If the mission unfolds as planned, their trajectory will take them within only roughly 4,112 miles (6,618 kilometers) of the moon during their closest approach, with the orb appearing about the size of a basketball in an outstretched hand in the capsule window.
Commanding Wednesday’s Artemis II mission is NASA astronaut Reid Wiseman, a 27-year Navy veteran and former head of the agency’s astronaut office. Flying with him are NASA astronauts Victor Glover, the mission’s pilot, and Christina Koch, a mission specialist who conducted the first all-female spacewalk. They are joined by Canadian astronaut Jeremy Hansen, who will be flying to space for the first time on this trip.

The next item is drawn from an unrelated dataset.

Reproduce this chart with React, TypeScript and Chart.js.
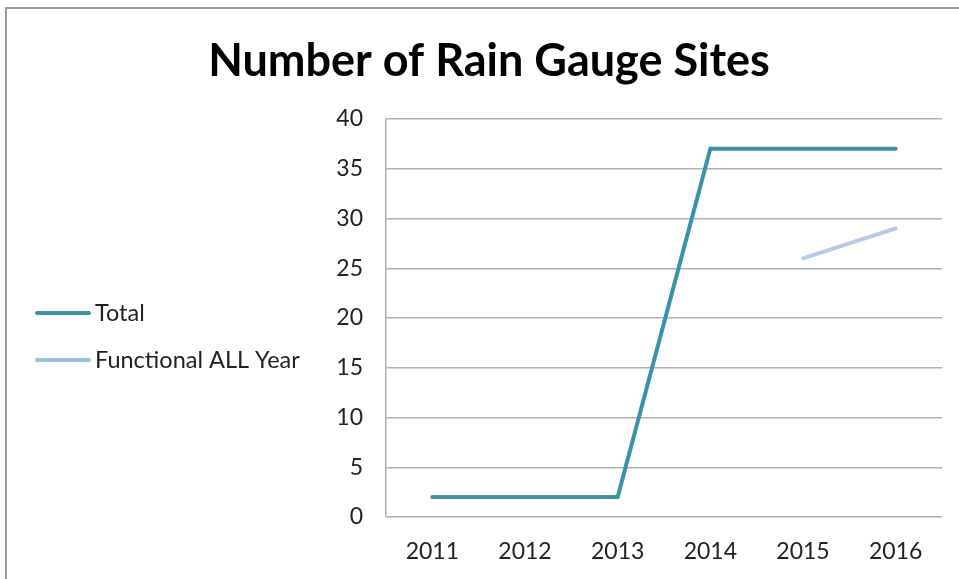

Roughly three and a half hours after launch, Glover will steer Orion up close to a piece of the SLS rocket while in orbit, demonstrating the ability to closely approach another spacecraft. The same maneuvering will potentially be used to dock Orion with future lunar landers that will take astronauts down to the surface of the moon.
On the second day of the flight, the Orion spacecraft will ignite its main engine, sending the crew en route to the moon.
The U.S. is racing to get back to the moon before China sends its own astronauts there for the first time, a goal Beijing has set for before the end of the decade.
A number of U.S. China hawks, including U.S. Senator Ted Cruz of Texas, have cast Artemis as a race for a strategic foothold in space, sometimes referred to as the “ultimate high ground” for war.
China has yet to send people to the lunar surface but has notched several achievements, including the only landings on the moon’s far side. The nation is also leading a project to build an international research station near the lunar south pole.
The Artemis II mission is notable for its numerous “firsts.” Koch will be the first woman to fly near the moon, while Glover will be the first Black astronaut to do the same. Hansen will also become the first Canadian to fly to the moon.
The mission marks just the second flight of the SLS rocket, which has fallen many years behind schedule. The rocket and Orion have suffered various schedule delays and cost overruns, which have pushed back the entire Artemis program.
“Human spaceflight is at the core of the institution of NASA going back to Apollo, and the self identity of a large swath of the agency,” said Casey Dreier, chief of space policy at the Planetary Society, a space advocacy group.
After the NASA crew fly by the moon, gravity will pull them back to Earth.
On the tenth day of the mission, their capsule will reenter the planet’s atmosphere and they will descend under parachutes and splash down in the Pacific Ocean.
A recovery ship and a team of divers with NASA and the U.S. Navy will meet up with the capsule to pull the crew out of the water.